As I summed up during a recent briefing to senior Department of Defense officials at the Pentagon, what we learned in Iraq and Afghanistan is that networks beat hierarchies. Now, with blockchains, we have a way to coordinate large scale, decentralized networks with the efficiency of hierarchies, if not even better.
In Team of Teams, Stanley McChrystal’s biography about his time as a general in both conflicts, he talks about the rude awakening he encountered seeing just how big his disadvantage was between his centralized command and the decentralized networks of Al-Qaeda in Iraq and Afghanistan.
McChrystal quickly recognized how he needed to reimagine how teams were built and empowered. The general “made sure the features commonly present within a small team such as shared awareness, trust, decentralized authority, and team-wide purpose [were] also defining characteristics of the umbrella team.” Here’s a US General, the guy who sits at the top of one of the most powerful hierarchies of all time, saying, “Uh, networks are a better way to go.”
That, apparently, is a common lesson of history, and here’s how it relates to American Express.
Incentives and Rewards
AmEx has built a hugely successful business model by being a centralized, hierarchical platform that enables trust to be brokered between buyers and sellers. However, as the company has grown, its incentives have grown apart from the incentives of the merchants.
The financial services giant has been losing the war on rewards points to larger competitors since 2016, according to Barron’s. “Banks are driving the rewards spree because they want to lure new customers and profit off their debt balances.”
How do we know? Well, if incentives were perfectly aligned, would Amex really have to sue its community members?
In a decentralized network like Bitcoin, Zcash, Litecoin or a DAO platform like DAOStack or Aragon, the network doesn’t work if the incentives of the community and the incentives of the individual are not aligned.
As crypto startups enter the space, one of the very first things they think about is making sure incentives (including honest and consistent behavior) is literally “hard-coded” into the blockchain.

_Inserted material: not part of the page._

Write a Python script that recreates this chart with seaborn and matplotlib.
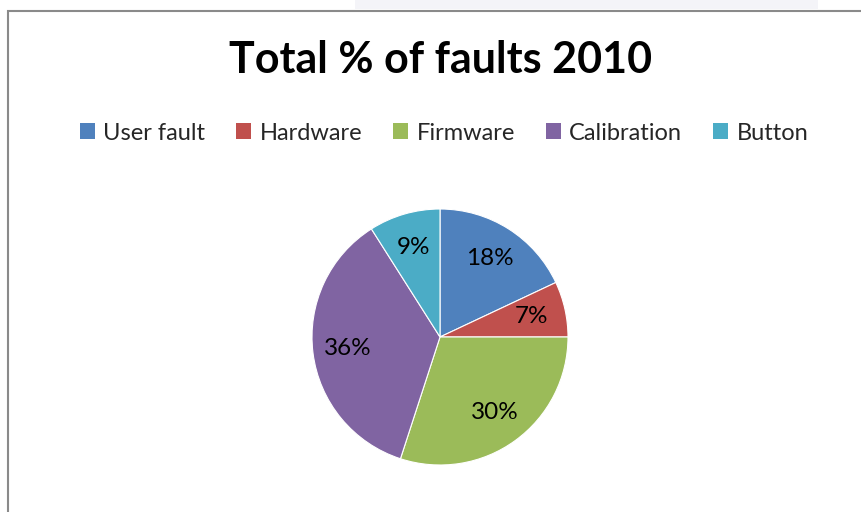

There are also clear “governance” rules ensuring that if the “terms and conditions” need to change, these rules are done with the consensus of the majority of the network. If the majority doesn’t agree, the rule doesn’t change.
The Power of Choice
That protection from the tyranny of a centralized power is one of the factors that encourages more people to become network participants by obtaining tokens. This, in turn, increases the value of the tokens, making the network even more valuable, encouraging more people to join, and the cycle continues.
If you don’t like the network, you just sell your tokens and leave.
There is no one entity that compels you to behave in a certain way. Whatever the network rules are, you know it’s because it’s the one where the majority of the participants are getting value in proportion to their investment.
One of the most powerful features of blockchains is that their open architecture forces companies to provide value not by locking users in, but by setting users free. As Galia Benartzi, Co-founder of Bancor concludes in her TedX Talk on the subject, “Blockchain has the power to shift society from a pyramid, with limited room at the top, to a web, with more access to opportunity and value.”
The Bancor Protocol allows anyone to easily create a cryptocurrency and for all tokens to be automatically convertible to each other on an open-source, non-profit global value transfer network where switching costs are extremely low for customers when everyone owns their own data, wallets and universally exchangeable tokens.
This is where Amex is vulnerable, because it’s difficult to quantify the value that the consumers are getting from the relationship.
When a decentralized network comes along that offers its participants the same type of trust and payment options that Amex currently offers, but also has the mechanism baked-in to preserve the investment-value equilibrium, people will start to move towards it.
Networks beat hierarchies, and Amex is a hierarchy. With legacy financial systems lagging in keeping pace with today’s demanding customer, your next best investment may very well be a network-based one.